● WHAT IS BEING ASKED: Of all the lines in the records below, how many hold the word "Apache"? Give the number alone.
======
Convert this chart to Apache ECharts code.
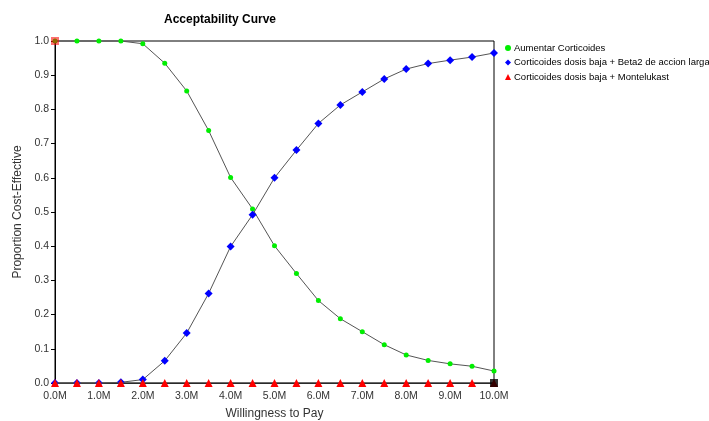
<!DOCTYPE html>
<html>
<head>
<meta charset="utf-8">
<script src="https://cdn.jsdelivr.net/npm/echarts@6/dist/echarts.min.js"></script>
<style>
html,body{margin:0;padding:0;background:#fff;}
#chart{width:709px;height:421px;}
</style>
</head>
<body>
<div id="chart"></div>
<script>
var wtp = [0, 0.5, 1.0, 1.5, 2.0, 2.5, 3.0, 3.5, 4.0, 4.5, 5.0, 5.5, 6.0, 6.5, 7.0, 7.5, 8.0, 8.5, 9.0, 9.5, 10.0];
var aumentar = [1.0, 1.0, 1.0, 1.0, 0.992, 0.935, 0.854, 0.738, 0.601, 0.509, 0.401, 0.320, 0.241, 0.188, 0.150, 0.112, 0.082, 0.066, 0.056, 0.049, 0.035];
var beta2 = [0, 0, 0, 0.002, 0.010, 0.065, 0.146, 0.262, 0.399, 0.492, 0.600, 0.681, 0.759, 0.813, 0.851, 0.889, 0.918, 0.934, 0.944, 0.953, 0.965];
var montelukast = [0, 0, 0, 0, 0, 0, 0, 0, 0, 0, 0, 0, 0, 0, 0, 0, 0, 0, 0, 0, 0];
var seriesNames = ['Aumentar Corticoides', 'Corticoides dosis baja + Beta2 de accion larga', 'Corticoides dosis baja + Montelukast'];
var cornerX = [0, 10];
var cornerY = [1, 0];

function pairs(xs, ys){ return xs.map(function(x,i){ return [x, ys[i]]; }); }

var font = 'Liberation Sans, Arial, sans-serif';
var chart = echarts.init(document.getElementById('chart'));
chart.setOption({
  animation: false,
  backgroundColor: '#fff',
  title: {
    text: 'Acceptability Curve',
    left: 159, top: 9,
    textStyle: {fontSize: 12, fontWeight: 'bold', color: '#000', fontFamily: font}
  },
  legend: {
    orient: 'vertical',
    left: 500, top: 38,
    itemWidth: 6, itemHeight: 6, itemGap: 4.5,
    textStyle: {fontSize: 9.5, color: '#000', fontFamily: font, padding: [0,0,0,-2]},
    data: [
      {name: seriesNames[0], icon: 'circle', itemStyle: {color: '#00ee00'}},
      {name: seriesNames[1], icon: 'diamond', itemStyle: {color: '#0000ff'}},
      {name: seriesNames[2], icon: 'triangle', itemStyle: {color: '#ff0000'}}
    ]
  },
  grid: {left: 55, right: 215, top: 41, bottom: 38, show: true, borderColor: '#000', borderWidth: 1,
    containLabel: false, outerBoundsMode: 'none'},
  xAxis: {
    type: 'value', min: 0, max: 10, interval: 1,
    name: 'Willingness to Pay', nameLocation: 'middle', nameGap: 25,
    nameTextStyle: {fontSize: 12, color: '#333', fontFamily: font},
    axisLine: {show: true, lineStyle: {color: '#000'}},
    axisTick: {show: true, length: 4, inside: false, lineStyle: {color: '#000'}},
    axisLabel: {fontSize: 10.5, color: '#333', fontFamily: font, margin: 8,
      formatter: function(v){ return v.toFixed(1) + 'M'; }},
    splitLine: {show: false}
  },
  yAxis: {
    type: 'value', min: 0, max: 1, interval: 0.1,
    name: 'Proportion Cost-Effective', nameLocation: 'middle', nameGap: 30, nameRotate: 90,
    nameTextStyle: {fontSize: 12, color: '#333', fontFamily: font},
    axisLine: {show: true, lineStyle: {color: '#000'}},
    axisTick: {show: true, length: 4, inside: false, lineStyle: {color: '#000'}},
    axisLabel: {fontSize: 10.5, color: '#333', fontFamily: font, margin: 6,
      formatter: function(v){ return v.toFixed(1); }},
    splitLine: {show: false}
  },
  series: [
    {
      name: seriesNames[0], type: 'line', data: pairs(wtp, aumentar),
      symbol: 'circle', symbolSize: 5, showAllSymbol: true, clip: false,
      lineStyle: {color: '#555', width: 1},
      itemStyle: {color: '#00ee00'}, z: 3
    },
    {
      name: seriesNames[1], type: 'line', data: pairs(wtp, beta2),
      symbol: 'diamond', symbolSize: 8, showAllSymbol: true, clip: false,
      lineStyle: {color: '#555', width: 1},
      itemStyle: {color: '#0000ff'}, z: 4
    },
    {
      name: seriesNames[2], type: 'line', data: pairs(wtp, montelukast),
      symbol: 'triangle', symbolSize: 8, showAllSymbol: true, clip: false,
      lineStyle: {color: '#555', width: 1},
      itemStyle: {color: '#ff0000'}, z: 5
    },
    {
      name: 'corners', type: 'scatter', data: pairs(cornerX, cornerY),
      symbol: 'rect', symbolSize: 8, clip: false, silent: true,
      itemStyle: {color: function(p){ return p.dataIndex === 0 ? 'rgba(255,0,0,0.7)' : '#000'; }},
      z: 6
    }
  ]
});
</script>
</body>
</html>
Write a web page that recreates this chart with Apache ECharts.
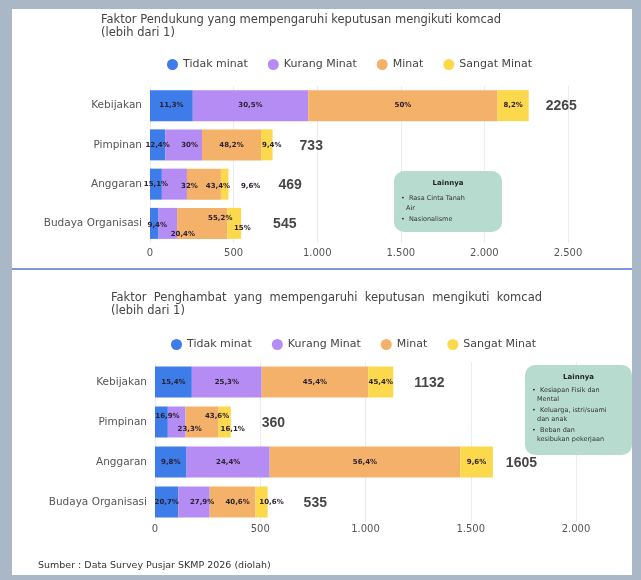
<!DOCTYPE html>
<html>
<head>
<meta charset="utf-8">
<style>
html, body { margin: 0; padding: 0; background: #a9b7c6; }
#main { width: 641px; height: 580px; }
</style>
<script src="https://cdn.jsdelivr.net/npm/echarts@6/dist/echarts.min.js"></script>
</head>
<body>
<div id="main"></div>
<script>
const categories = ['Kebijakan', 'Pimpinan', 'Anggaran', 'Budaya Organisasi'];
const seriesNames = ['Tidak minat', 'Kurang Minat', 'Minat', 'Sangat Minat'];

// Faktor Pendukung (top chart), respondents per answer
const dukungTidak = [256, 91, 71, 51];
const dukungKurang = [690, 220, 150, 111];
const dukungMinat = [1133, 353, 203, 301];
const dukungSangat = [186, 69, 45, 82];
const dukungTotal = [2265, 733, 469, 545];
const dukungPctTidak = ['11,3%', '12,4%', '15,1%', '9,4%'];
const dukungPctKurang = ['30,5%', '30%', '32%', '20,4%'];
const dukungPctMinat = ['50%', '48,2%', '43,4%', '55,2%'];
const dukungPctSangat = ['8,2%', '9,4%', '9,6%', '15%'];

// Faktor Penghambat (bottom chart)
const hambatTidak = [175, 61, 150, 111];
const hambatKurang = [332, 84, 395, 149];
const hambatMinat = [506, 157, 905, 217];
const hambatSangat = [119, 58, 155, 58];
const hambatTotal = [1132, 360, 1605, 535];
const hambatPctTidak = ['15,4%', '16,9%', '9,8%', '20,7%'];
const hambatPctKurang = ['25,3%', '23,3%', '24,4%', '27,9%'];
const hambatPctMinat = ['45,4%', '43,6%', '56,4%', '40,6%'];
const hambatPctSangat = ['45,4%', '16,1%', '9,6%', '10,6%'];

const colors = ['#3d7ce9', '#b48cf3', '#f4b169', '#fbd84c'];
const font = 'DejaVu Sans';

// hand placement of the small % labels, key = category-series
const nudgeDukung = {
	'1-1': [6, 0], '1-3': [5, 0],
	'2-1': [15, 2], '2-2': [14, 2], '2-3': [26, 2],
	'3-0': [3, 2], '3-1': [15, 11], '3-2': [18, -5], '3-3': [8, 5],
};
const nudgeHambat = {
	'1-0': [6, -6], '1-1': [13, 7], '1-2': [15, -6], '1-3': [8, 7],
	'3-1': [8, 0], '3-2': [5, 0], '3-3': [10, 0],
};
const totalShiftDukung = [17, 27, 50, 32];
const totalShiftHambat = [21, 31, 13, 36];

const thousands = (v) => String(v).replace(/\B(?=(\d{3})+(?!\d))/g, '.');

function buildSeries(gi, values, pcts, nudges, totals, shifts) {
	const out = values.map((vals, si) => ({
		name: seriesNames[si],
		type: 'bar',
		stack: 'g' + gi,
		xAxisIndex: gi,
		yAxisIndex: gi,
		barWidth: 31,
		itemStyle: { color: colors[si] },
		label: {
			show: true,
			position: 'inside',
			fontFamily: font,
			fontSize: 7,
			fontWeight: 'bold',
			color: '#2b2030',
			formatter: (p) => pcts[si][p.dataIndex],
		},
		data: vals.map((v, ci) => {
			const n = nudges[ci + '-' + si];
			return n ? { value: v, label: { offset: n } } : v;
		}),
	}));
	out.push({
		type: 'scatter',
		xAxisIndex: gi,
		yAxisIndex: gi,
		symbolSize: 0,
		silent: true,
		data: totals.map((t, ci) => ({ value: [t, ci], label: { offset: [shifts[ci], 1] } })),
		label: {
			show: true,
			position: 'right',
			distance: 0,
			fontFamily: 'Liberation Sans',
			fontSize: 14,
			fontWeight: 'bold',
			color: '#151515',
			formatter: (p) => p.value[0],
		},
	});
	return out;
}

function catAxis(gi) {
	return {
		type: 'category',
		gridIndex: gi,
		data: categories,
		inverse: true,
		axisLine: { show: false },
		axisTick: { show: false },
		axisLabel: { fontFamily: font, fontSize: 10.5, color: '#555', margin: 8 },
	};
}

function valAxis(gi, max, margin) {
	return {
		type: 'value',
		gridIndex: gi,
		min: 0,
		max: max,
		interval: 500,
		axisLine: { show: false },
		axisTick: { show: false },
		splitLine: { lineStyle: { color: '#ececec' } },
		axisLabel: { fontFamily: font, fontSize: 10, color: '#555', margin: margin, formatter: thousands },
	};
}

// teal "Lainnya" note, drawn above the split lines
function noteBox(x, y, w, h, lines) {
	const children = [{
		type: 'rect',
		z: 100,
		shape: { x: 0, y: 0, width: w, height: h, r: 10 },
		style: { fill: '#b7dccf' },
	}, {
		type: 'text',
		z: 101,
		x: w / 2,
		y: 9,
		style: { text: 'Lainnya', fontFamily: font, fontSize: 7, fontWeight: 'bold', fill: '#222', align: 'center' },
	}];
	lines.forEach((ln) => {
		children.push({
			type: 'text',
			z: 101,
			x: ln[0] ? 7 : 12,
			y: ln[1],
			style: { text: ln[2], fontFamily: font, fontSize: 6.5, fill: '#333' },
		});
	});
	return { type: 'group', x: x, y: y, children: children };
}

const chart = echarts.init(document.getElementById('main'));
chart.setOption({
	animation: false,
	backgroundColor: '#a9b7c6',
	title: [{
		text: 'Faktor Pendukung yang mempengaruhi keputusan mengikuti komcad\n(lebih dari 1)',
		left: 96,
		top: 9,
		textStyle: { fontFamily: font, fontSize: 11.5, fontWeight: 'normal', color: '#444', lineHeight: 13 },
	}, {
		text: 'Faktor  Penghambat  yang  mempengaruhi  keputusan  mengikuti  komcad\n(lebih dari 1)',
		left: 106,
		top: 287,
		textStyle: { fontFamily: font, fontSize: 11.5, fontWeight: 'normal', color: '#444', lineHeight: 13 },
	}],
	legend: [{
		top: 54,
		left: 162,
		icon: 'circle',
		itemWidth: 11,
		itemHeight: 11,
		itemGap: 20,
		data: seriesNames,
		textStyle: { fontFamily: font, fontSize: 11, color: '#444' },
	}, {
		top: 334,
		left: 166,
		icon: 'circle',
		itemWidth: 11,
		itemHeight: 11,
		itemGap: 20,
		data: seriesNames,
		textStyle: { fontFamily: font, fontSize: 11, color: '#444' },
	}],
	grid: [
		{ left: 150, right: 73, top: 86, height: 157 },
		{ left: 155, right: 65, top: 362, height: 160 },
	],
	xAxis: [valAxis(0, 2500, 5), valAxis(1, 2000, 2)],
	yAxis: [catAxis(0), catAxis(1)],
	series: [
		...buildSeries(0, [dukungTidak, dukungKurang, dukungMinat, dukungSangat],
			[dukungPctTidak, dukungPctKurang, dukungPctMinat, dukungPctSangat],
			nudgeDukung, dukungTotal, totalShiftDukung),
		...buildSeries(1, [hambatTidak, hambatKurang, hambatMinat, hambatSangat],
			[hambatPctTidak, hambatPctKurang, hambatPctMinat, hambatPctSangat],
			nudgeHambat, hambatTotal, totalShiftHambat),
	],
	graphic: [{
		type: 'rect',
		z: -10,
		shape: { x: 12, y: 9, width: 620, height: 566 },
		style: { fill: '#ffffff' },
	}, {
		type: 'rect',
		z: -9,
		shape: { x: 12, y: 268, width: 620, height: 2 },
		style: { fill: '#7f93e4' },
	},
	noteBox(394, 171, 108, 61, [[1, 24, '•  Rasa Cinta Tanah'], [0, 34, 'Air'], [1, 45, '•  Nasionalisme']]),
	noteBox(525, 365, 107, 90, [
		[1, 22, '•  Kesiapan Fisik dan'], [0, 31, 'Mental'],
		[1, 42, '•  Keluarga, istri/suami'], [0, 51, 'dan anak'],
		[1, 62, '•  Beban dan'], [0, 71, 'kesibukan pekerjaan'],
	]),
	{
		type: 'text',
		left: 38,
		top: 561,
		style: { text: 'Sumber : Data Survey Pusjar SKMP 2026 (diolah)', fontFamily: font, fontSize: 9.5, fill: '#333' },
	}],
});
</script>
</body>
</html>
======
● TASK ANSWER: 2